It has also taken me twenty years to key into Basquiat. Up until now, I just haven’t been able to take him in for all the hype and myth around his person. The documentary Jean Michel Basquiat: The Radiant Child is my first step towards the subject.
Despite the annoyingly fast editing, the doc paints a truly affecting portrait. What hit me hard was the core contradiction he embodied. On one hand, he was so tremendously independent in his approach to painting. On the other, he had a palpably gaping need for recognition and respect.
In one interview, Julian Schnabel says of the artist:
[…] he didn’t want to get his feelings hurt. And if he just could have had a little more support in a deep sense so that he didn’t feel so damn lonely, and didn’t feel so taken advantage of, and so damn confused… he just didn’t have to the tools to navigate the sea of shit.
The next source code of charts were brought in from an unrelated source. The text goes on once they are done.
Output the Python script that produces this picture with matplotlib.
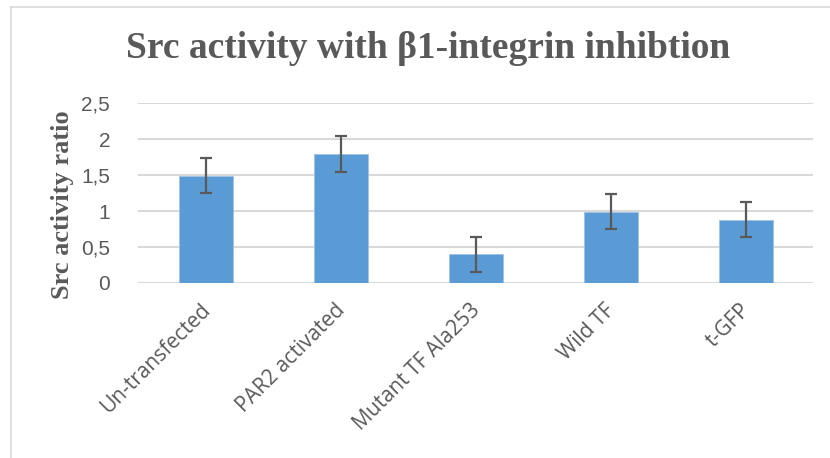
import matplotlib.pyplot as plt
import matplotlib.transforms as mtransforms
from matplotlib.lines import Line2D
from matplotlib.ticker import FuncFormatter

categories = ["Un-transfected", "PAR2 activated", "Mutant TF Ala253", "Wild TF", "t-GFP"]
values = [1.49, 1.79, 0.40, 0.99, 0.88]
errors = [0.245, 0.245, 0.245, 0.245, 0.245]
yticks = [0, 0.5, 1, 1.5, 2, 2.5]

fig = plt.figure(figsize=(8.3, 4.58), dpi=100)
ax = fig.add_axes([138 / 830, 1 - 283 / 458, 675 / 830, 180 / 458])

x = list(range(len(categories)))
ax.bar(x, values, width=0.4, color="#5B9BD5", edgecolor="#9DC3E6", linewidth=0.6, zorder=3)
ax.errorbar(x, values, yerr=errors, fmt="none", ecolor="#595959", elinewidth=1.6,
            capsize=4.5, capthick=1.6, zorder=4)

ax.set_xlim(-0.5, len(categories) - 0.5)
ax.set_ylim(0, 2.5)
ax.set_yticks(yticks)
ax.yaxis.set_major_formatter(FuncFormatter(lambda v, p: f"{v:g}".replace(".", ",")))
ax.grid(axis="y", color="#D9D9D9", linewidth=1.5, zorder=0)
for s in ax.spines.values():
    s.set_visible(False)
ax.tick_params(length=0)
ax.tick_params(axis="y", pad=20, labelsize=15, labelcolor="#595959")
for lab in ax.get_yticklabels():
    lab.set_family("Liberation Sans")

ax.set_xticks(x)
ax.set_xticklabels(categories, rotation=45, ha="right", va="top", rotation_mode="anchor",
                   fontsize=15, color="#595959", family="Open Sans")
ax.tick_params(axis="x", pad=12)
# nudge rotated labels a little to the left
shift = mtransforms.ScaledTranslation(-6 / 100, 0, fig.dpi_scale_trans)
for lab in ax.get_xticklabels():
    lab.set_transform(lab.get_transform() + shift)

fig.text(62 / 830, 1 - 205 / 458, "Src activity ratio", rotation=90, ha="center", va="center",
         fontsize=19, fontweight="bold", family="Liberation Serif", color="#595959")
fig.text(428 / 830, 1 - 48 / 458, "Src activity with β1-integrin inhibtion", ha="center", va="center",
         fontsize=27, fontweight="bold", family="Liberation Serif", color="#595959")

# chart frame (top and left edges only)
fig.add_artist(Line2D([10.5 / 830, 1], [1 - 7 / 458, 1 - 7 / 458], color="#D9D9D9", lw=1.2,
                      transform=fig.transFigure))
fig.add_artist(Line2D([10.5 / 830, 10.5 / 830], [0, 1 - 7 / 458], color="#D9D9D9", lw=1.2,
                      transform=fig.transFigure))

fig.savefig("out.png", dpi=100, facecolor="white")
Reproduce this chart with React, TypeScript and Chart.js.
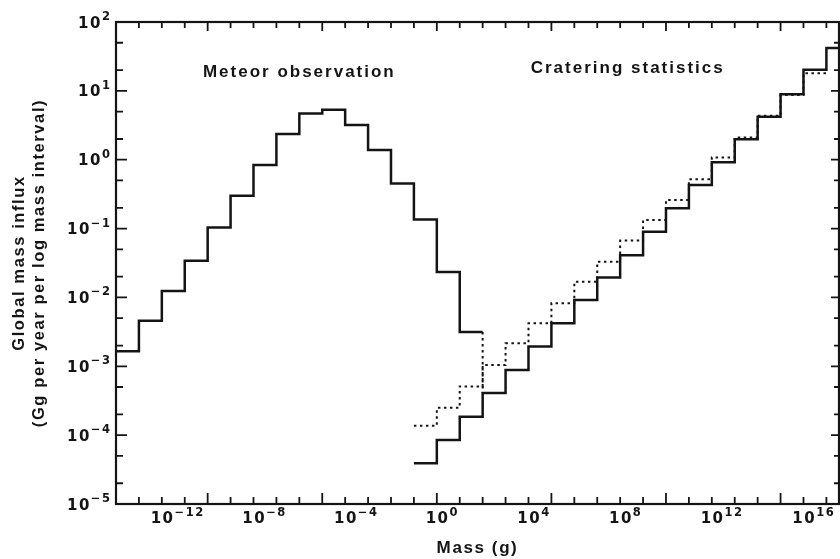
import React, { useEffect, useRef } from 'react';
import { Chart, registerables } from 'chart.js';

Chart.register(...registerables);

// ---- data (x in log10 of mass in grams, y in Gg per year per log mass interval) ----
const meteorEdges = [-14, -13, -12, -11, -10, -9, -8, -7, -6, -5, -4, -3, -2, -1, 0, 1, 2];
const meteorValues = [1.66e-3, 4.6e-3, 1.24e-2, 3.4e-2, 0.104, 0.3, 0.84, 2.36, 4.7, 5.3, 3.2, 1.38, 0.45, 0.136, 0.0235, 3.15e-3];

const meteorTailX = [2, 2];
const meteorTailY = [3.15e-3, 4.1e-4];

const crateringEdges = [-1, 0, 1, 2, 3, 4, 5, 6, 7, 8, 9, 10, 11, 12, 13, 14, 15, 16, 17, 18];
const crateringSolid = [3.9e-5, 8.5e-5, 1.85e-4, 4.1e-4, 8.8e-4, 1.93e-3, 4.2e-3, 9.2e-3, 1.94e-2, 4.1e-2, 9.0e-2, 0.197, 0.43, 0.92, 1.98, 4.2, 8.9, 20.3, 42];

const crateringDottedEdges = [-1, 0, 1, 2, 3, 4, 5, 6, 7, 8, 9, 10, 11, 12, 13, 14, 15, 16, 17];
const crateringDotted = [1.37e-4, 2.5e-4, 5.1e-4, 1.04e-3, 2.16e-3, 4.2e-3, 8.2e-3, 1.69e-2, 3.3e-2, 6.7e-2, 0.133, 0.26, 0.52, 1.08, 2.1, 4.36, 8.7, 18];

const annotationTexts = ['Meteor observation', 'Cratering statistics'];
const annotationX = [-6.0, 8.33];
const annotationY = [18.8, 21.0];

// ---- axes ----
const xMin = -14;
const xMax = 17.55;
const xLabelDecades = [-12, -8, -4, 0, 4, 8, 12, 16];
const xMajorTickDecades = [-10, -5, 0, 5, 10, 15];
const xTickDecades = [-13, -12, -11, -10, -9, -8, -7, -6, -5, -4, -3, -2, -1, 0, 1, 2, 3, 4, 5, 6, 7, 8, 9, 10, 11, 12, 13, 14, 15, 16, 17];

const yMin = 1e-5;
const yMax = 1e2;
const yDecades = [-5, -4, -3, -2, -1, 0, 1, 2];
const yMinorMultipliers = [2, 5];

const FONT = '"Liberation Sans", Arial, Helvetica, "DejaVu Sans", sans-serif';
const TICK_FONT = '"DejaVu Sans", "Liberation Sans", sans-serif';
const INK = '#141414';

const expText = (n: number) => String(n).replace('-', '\u2212');

const yTickValues: number[] = [];
yDecades.forEach((d) => {
  yTickValues.push(Math.pow(10, d));
  if (d < 2) yMinorMultipliers.forEach((m) => yTickValues.push(m * Math.pow(10, d)));
});
yTickValues.sort((a, b) => a - b);

const isDecade = (v: number) => Math.abs(Math.log10(v) - Math.round(Math.log10(v))) < 1e-9;

const steps = (edges: number[], values: number[]) => {
  const pts = values.map((v, i) => ({ x: edges[i], y: v }));
  pts.push({ x: edges[edges.length - 1], y: values[values.length - 1] });
  return pts;
};

const BASE_FONT = `bold 15px ${TICK_FONT}`;
const EXP_FONT = `bold 11.5px ${TICK_FONT}`;
const LS = 1.5;

const framePlugin = {
  id: 'frameTicks',
  beforeUpdate(chart: any) {
    chart.ctx.letterSpacing = '1.6px';
  },
  beforeDraw(chart: any) {
    chart.ctx.letterSpacing = '1.6px';
  },
  afterDatasetsDraw(chart: any) {
    const { ctx, chartArea, scales } = chart;
    const { left, right, top, bottom } = chartArea;
    const xs = scales.x;
    const ys = scales.y;
    ctx.save();
    ctx.strokeStyle = INK;
    ctx.lineWidth = 2.2;
    ctx.strokeRect(left, top, right - left, bottom - top);
    ctx.lineWidth = 1.8;
    ctx.beginPath();
    xTickDecades.forEach((d) => {
      const px = xs.getPixelForValue(d);
      const major = xMajorTickDecades.includes(d);
      ctx.moveTo(px, bottom);
      ctx.lineTo(px, bottom - (major ? 11 : 7));
      ctx.moveTo(px, top);
      ctx.lineTo(px, top + (major ? 9 : 6));
    });
    yTickValues.forEach((v) => {
      const py = ys.getPixelForValue(v);
      const major = isDecade(v);
      ctx.moveTo(left, py);
      ctx.lineTo(left + (major ? 11 : 7), py);
      ctx.moveTo(right, py);
      ctx.lineTo(right - (major ? 8 : 5), py);
    });
    ctx.stroke();

    // power-of-ten tick labels: base "10" with raised exponent
    ctx.fillStyle = INK;
    ctx.letterSpacing = `${LS}px`;
    ctx.textAlign = 'left';
    ctx.textBaseline = 'alphabetic';
    xLabelDecades.forEach((n) => {
      const px = xs.getPixelForValue(n);
      ctx.font = BASE_FONT;
      const wb = ctx.measureText('10').width - LS;
      const bx = px - wb / 2;
      const by = bottom + 19;
      ctx.fillText('10', bx, by);
      ctx.font = EXP_FONT;
      ctx.fillText(expText(n), bx + wb + 1.5, by - 7);
    });
    yDecades.forEach((n) => {
      const py = ys.getPixelForValue(Math.pow(10, n));
      ctx.font = EXP_FONT;
      const we = ctx.measureText(expText(n)).width - LS;
      const ex = left - 6 - we;
      ctx.fillText(expText(n), ex, py - 2);
      ctx.font = BASE_FONT;
      const wb = ctx.measureText('10').width - LS;
      ctx.fillText('10', ex - 1.5 - wb, py + 5.5);
    });

    ctx.font = `bold 17px ${FONT}`;
    ctx.letterSpacing = '2px';
    ctx.textAlign = 'center';
    ctx.textBaseline = 'middle';
    annotationTexts.forEach((t, i) => {
      ctx.fillText(t, xs.getPixelForValue(annotationX[i]), ys.getPixelForValue(annotationY[i]));
    });
    ctx.restore();
  },
};

export default function App() {
  const ref = useRef<HTMLCanvasElement>(null);
  useEffect(() => {
    const canvas = ref.current!;
    const chart = new Chart(canvas, {
      type: 'line',
      data: {
        datasets: [
          {
            label: 'Meteor observation',
            data: steps(meteorEdges, meteorValues),
            stepped: 'before',
            borderColor: INK,
            borderWidth: 2.5,
            pointRadius: 0,
            fill: false,
            order: 1,
          },
          {
            label: 'Meteor tail',
            data: meteorTailX.map((x, i) => ({ x, y: meteorTailY[i] })),
            borderColor: INK,
            borderWidth: 2,
            borderDash: [2.5, 3.5],
            pointRadius: 0,
            fill: false,
            order: 3,
          },
          {
            label: 'Cratering statistics (dotted)',
            data: steps(crateringDottedEdges, crateringDotted),
            stepped: 'before',
            borderColor: INK,
            borderWidth: 2,
            borderDash: [2.5, 3.5],
            pointRadius: 0,
            fill: false,
            order: 2,
          },
          {
            label: 'Cratering statistics',
            data: steps(crateringEdges, crateringSolid),
            stepped: 'before',
            borderColor: INK,
            borderWidth: 2.5,
            pointRadius: 0,
            fill: false,
            order: 0,
          },
        ],
      },
      options: {
        animation: false,
        responsive: false,
        maintainAspectRatio: false,
        layout: { padding: { top: 22, right: 1, left: 0, bottom: 0 } },
        plugins: { legend: { display: false }, tooltip: { enabled: false } },
        scales: {
          x: {
            type: 'linear',
            min: xMin,
            max: xMax,
            afterBuildTicks: (s: any) => {
              s.ticks = xTickDecades.map((v) => ({ value: v }));
            },
            afterFit: (s: any) => {
              s.height = 55;
            },
            grid: { display: false, drawTicks: false },
            border: { display: false },
            ticks: { display: false, autoSkip: false, maxRotation: 0, minRotation: 0 },
            title: {
              display: true,
              text: 'Mass (g)',
              color: INK,
              font: { family: FONT, size: 17, weight: 'bold', lineHeight: 1.2 },
              padding: { top: 0, bottom: 0 },
            },
          },
          y: {
            type: 'logarithmic',
            min: yMin,
            max: yMax,
            afterBuildTicks: (s: any) => {
              s.ticks = yTickValues.map((v) => ({ value: v }));
            },
            afterFit: (s: any) => {
              s.width = 116;
            },
            grid: { display: false, drawTicks: false },
            border: { display: false },
            ticks: { display: false, autoSkip: false },
            title: {
              display: true,
              text: ['Global mass influx', '(Gg per year per log mass interval)'],
              color: INK,
              font: { family: FONT, size: 16.5, weight: 'bold', lineHeight: 1.2 },
              padding: { top: 10, bottom: 0 },
            },
          },
        },
      },
      plugins: [framePlugin],
    } as any);
    return () => chart.destroy();
  }, []);

  return (
    <div style={{ position: 'fixed', left: 0, top: 0, width: 840, height: 559, background: '#fff' }}>
      <canvas ref={ref} width={840} height={559} style={{ display: 'block', width: 840, height: 559 }} />
    </div>
  );
}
How can someone be both so terribly fragile psychologically and so artistically unequivocal and brazen at the same time?
It got me thinking (again) about what gets an artist to make something and also to make it in the art world. Basquiat got into the latter through fun, through partying, and clearly through the penetrating sweetness of his good looks. And it worked, but it also killed him. He got to artmaking through his kind of stimulation: in his studio, the music and TV was always on, and visitors came and went. What came out as a result is the mystery of art, and I don’t want to try to figure that out.